Search code examples
pythondjangomultithreadingherokupython-multithreading

Trying to run task in a separate thread on Heroku, but no new thread seems to open


I have a Django app with a view in the admin that allows a staff user to upload a csv, which then gets passed to a script which builds and updates items in the database from the data. The view runs the script in a new thread and then returns an "Upload started" success message.

apps/products/admin.py

from threading import Thread
# ...
from apps.products.scripts import update_products_from_csv

@admin.register(Product)
class ProductAdmin(admin.ModelAdmin):
    # normal ModelAdmin stuff

    def upload_csv(self, request):
        if request.method == 'POST':
            csv_file = request.FILES['csv_file']
            t = Thread(target=update_products_from_csv.run, args=[csv_file])
            t.start()
            messages.success(request, 'Upload started')
            return HttpResponseRedirect(reverse('admin:products_product_changelist'))

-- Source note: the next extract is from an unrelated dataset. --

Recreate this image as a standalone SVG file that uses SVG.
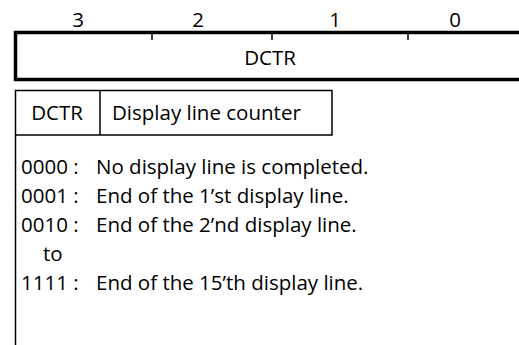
<svg xmlns="http://www.w3.org/2000/svg" width="519" height="345" viewBox="0 0 519 345">
<style>
text{font-family:"Open Sans","Noto Sans","DejaVu Sans",sans-serif;font-size:20.5px;fill:#000}
.thick{stroke:#000;stroke-width:3.5;fill:none}
.thin{stroke:#000;stroke-width:1.5;fill:none}
.tick{stroke:#000;stroke-width:1.5}
</style>
<rect width="519" height="345" fill="#fff"/>
<g id="register">
<text x="78" y="27" text-anchor="middle">3</text>
<text x="198" y="27" text-anchor="middle">2</text>
<text x="335" y="27" text-anchor="middle">1</text>
<text x="455" y="27" text-anchor="middle">0</text>
<path class="thick" d="M525 32.5 H15.5 V79.5 H525"/>
<line class="tick" x1="152" y1="32" x2="152" y2="40"/>
<line class="tick" x1="272" y1="32" x2="272" y2="40"/>
<line class="tick" x1="408" y1="32" x2="408" y2="40"/>
<text x="270" y="65" text-anchor="middle">DCTR</text>
</g>
<g id="table">
<path class="thin" d="M15.5 345 V90.5 H332 V135 H15.5"/>
<line class="thin" x1="100" y1="90.5" x2="100" y2="135"/>
<text x="57" y="120" text-anchor="middle">DCTR</text>
<text x="112" y="120">Display line counter</text>
</g>
<g id="values">
<text x="21" y="174">0000 :</text><text x="96" y="174">No display line is completed.</text>
<text x="21" y="203">0001 :</text><text x="96" y="203">End of the 1’st display line.</text>
<text x="21" y="232">0010 :</text><text x="96" y="232">End of the 2’nd display line.</text>
<text x="43" y="261">to</text>
<text x="21" y="290">1111 :</text><text x="96" y="290">End of the 15’th display line.</text>
</g>
</svg>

apps/products/scripts/update_products_from_csv.py

import csv
import threading
from time import time
# ...

def run(upload_file):
    # print statements just here for debugging

    print('Update script running', threading.currentThread())

    start_time = time()
    print(start_time)

    decoded_file = upload_file.read().decode('utf-8').splitlines()
    csv_data = [d for d in csv.DictReader(decoded_file)]
    print(len(csv_data))

    for i, row in enumerate(csv_data):
        if i % 500 == 0:
            print(i, time() - start_time)
        # code that checks if item needs to be created or updated and logs accordingly

    print('Finished', time() - start_time)

In development this works fine. The "Upload started" message appears almost immediately in the browser, and in the console it prints that it started on Thread-3 or Thread-5 or whatever, and then all the other print statements execute. When it's done I can query the EntryLog model and confirm that it made its changes.

When I push this up to Heroku, I still get the "Upload started" message immediately in the browser, but when I watch the logs it's printing Thread-1 instead of Thread-[any other number]. After that I see the start_time print statement execute, but after that the response starts and none of the other print statements run. After a while I query the EntryLog model, but no changes have been made.

From what I've read it sounds like I should be able to use threading on Heroku the same as I am locally, but it seems as though it's executing the script in the main thread and then just silently killing it when the response starts.


Solution

  • Turns out Heroku was actually opening a new thread just fine. It showing Thread-1 when I called print(threading.currentThread()) was a red herring. In my dev environment (Windows) the spawned thread always prints Thread-[number greater than 1], but further tests with simple threads that I was sure were executing to completion always printed Thread-1 in the Heroku environment. Difference in how the library functions on Windows vs Linux maybe? (This was my first time using the threading library, so apologies if I'm missing something obvious.)

    The actual issue seemed to be where I was reading the csv file. Lots of print statements later I narrowed that down to the exact line where everything stopped running. I tried a simple test just reading a txt file in a new thread and got the same result. No errors thrown or anything, just nothing after that point ran. I moved the code that reads and decodes the file into the view in the main thread, and then just passed in the extracted data to the new thread, and then everything worked perfectly after that.